I think you guys are mixing up Megabits and Megabytes. 

Codecs are normally specified in Megabits - so the 400Mbit/s of the GH5 codec are actually only 50 MB/s. 

SDcard speeds are specified in Megabytes per second. So a 300MB/s card  (=2400 Mbit/s) is complete overkill for the GH5.

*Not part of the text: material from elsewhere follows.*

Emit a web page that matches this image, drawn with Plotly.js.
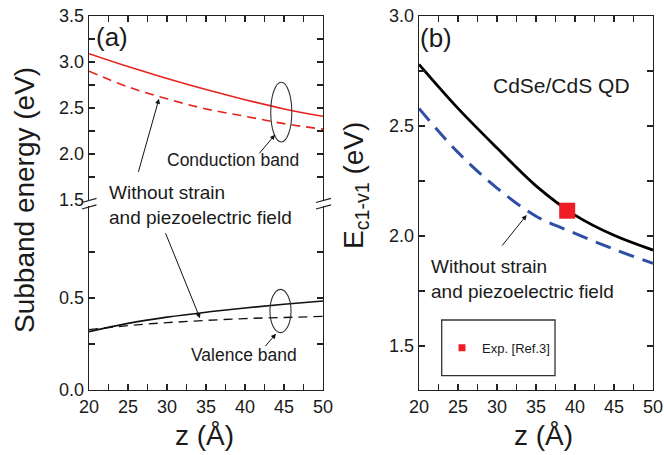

A run-of-the-mill 95MB/s Sandisk Extreme Pro will be more than sufficient for the camera. (Even the Sandisk Extreme with a read speed of 80MB/s and nominal write speed of 60MB/s should theoretically work, but should be tested first.)

 

Everyone here I imagine would know the difference.  But it sounds like you don't know the quirks of the GH5?  All UHS-I cards labeled 95MB/sec, even the best ones, won't sustain at 400mbits/sec (50MB/sec) on the GH5 because Panasonic has made it that way.  Panasonic also has set an arbitrary restriction that it won't do dual (redundant) 400mbits/sec recording on UHS-II cards unless it identifies itself as a v90 card.  So the Sandisk 300MB/sec UHS-II card will do 400mbps on a single card, but if you have 2 of these cards on the GH5, it won't do dual (redundant) recording because the SanDisk 300MB/sec not seeing it as a v90 card.